Onwu V Nka (1996)
LAWGLOBAL HUB Lead Judgment Report
IGUH, J.S.C.
This is an appeal against the decision of the Court of Appeal, Enugu Division, delivered on the 8th day of December, 1989, dismissing the appellants appeal in a dispute concerning land situate at Nsogwu village, Urnunze town in the Anambra State of Nigeria. The said land is more particularly delineated and shown verged red in the plaintiffs’ survey Plan No. NIS/AN 1595/82 tendered at the hearing as Exhibit B.
The plaintiffs, for themselves and as representatives of the people of Amaikpa family of Nsogwu village, Umunze, Orumba Local Government Area, Anambra State had in the Amawbia/Awka Judicial Division of the High Court of Justice, Anambra State instituted an action against the defendants, for themselves and as representatives of the people of Ndikpa family of Ugwulano village, Umunze claiming as follows:-
“(a) A declaration that the plaintiffs are entitled to the customary right of occupancy of “Uhuagba” land situate at Umunze in Orumba (formerly Aguata) Local Government Area within jurisdiction of the Honourable Court.
(b) N20,000.00 (Twenty thousand Naira) being damages for trespass upon the land in dispute.
(c) A perpetual injunction to restrain the defendants, their servants or agents from further entering or in any way interfering with the plaintiffs possession and use of the said “Uhuagba land.”
Pleadings were ordered in the suit and were duly settled, filed and exchanged with the same amended by various orders of court.
At the subsequent trial, both parties testified on their own behalf and called witnesses. The plaintiffs, in the main, relied on traditional history, numerous acts of ownership and possession over the land in dispute, arbitration under customary law and estoppel by conduct in proof of their title to the land claimed. Their case is that the land in dispute known as Uhuagba or Uhuowerre had belonged to them from time immemorial, having inherited the same from their great ancestor, Agba through successive ancestors. They pleaded various acts of possession and ownership over the land in dispute such as farming the land planting and reaping the fruits of economic trees thereon without let or hindrance from anyone and warding off trespassers therefrom.
The plaintiffs claimed that following a dispute in 1968 over the said land between themselves and the defendants relations of Ndiabo family, both parties submitted themselves to arbitration by Umunze elders called “Nzuko Obu Igba” under Umunze customary law. The proceedings of this arbitration, Exhibit C, were inconclusive and did not therefore restore peace to the parties.
Consequently, both parties in 1976 submitted themselves to a further arbitration under customary law by Chief M.N. Ugochukwu, the traditional ruler or Igwe of Umunze. This second arbitration which is Exhibit D ended in the award of the land in dispute to the plaintiffs. They stressed that the parties to this customary arbitration accepted the said decision and award in good faith and at no time impugned the same on any ground whatever.

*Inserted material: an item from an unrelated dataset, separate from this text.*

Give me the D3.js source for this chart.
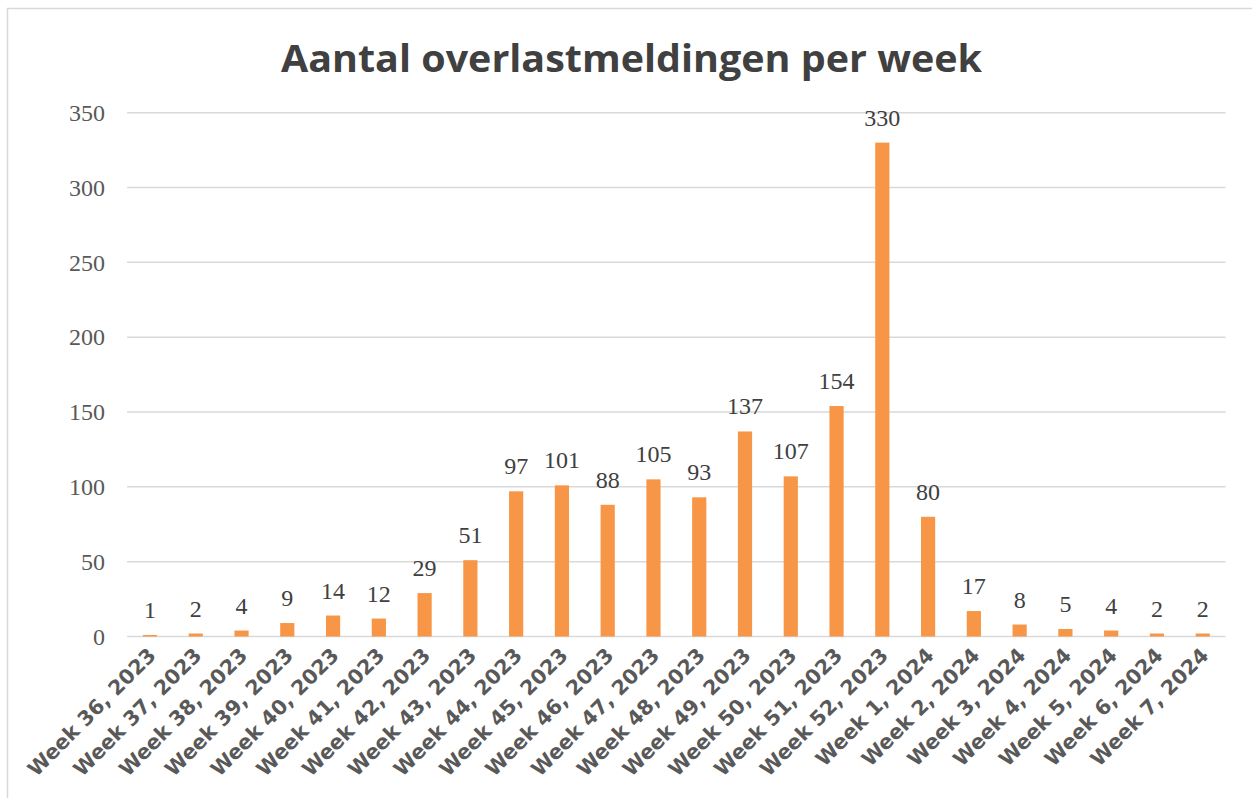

The plaintiffs further claimed that when the case between them and the defendants relations of Ndiabo in respect of the land in dispute was submitted to arbitration under customary law as aforementioned, the defendants appeared before the arbitral body and testified that the land in dispute belonged to the people of Ndiabo but made no claims on their own behalf. They averred that it was as a result on the defendants trespass of the land in dispute in 1979, 1980 and 1981 that this action was filed.
The defendants, on the other hand, claimed that the land in dispute had also been their property from time immemorial and that they inherited the same from their grandfather Nwozoigbo. They,too,testified that as owners thereof, they exercised various acts of possession thereon such as farming the land, reaping the economic trees thereon and letting in residential and farming tenants on the land without any interruption from whatever quarter.
The defendants admitted the customary arbitrations of 1966 and 1971 but averred that these were not in respect of the land in dispute. In particular, they accused Chief M. N. Ugochukwu of bias in the 1971 arbitration decision and claimed that he was a relation of the plaintiffs.
At the conclusion of hearing, the learned trial Judge, Obiesie, J., after an exhaustive review of the evidence found for the plaintiffs on the 21st September, 1987.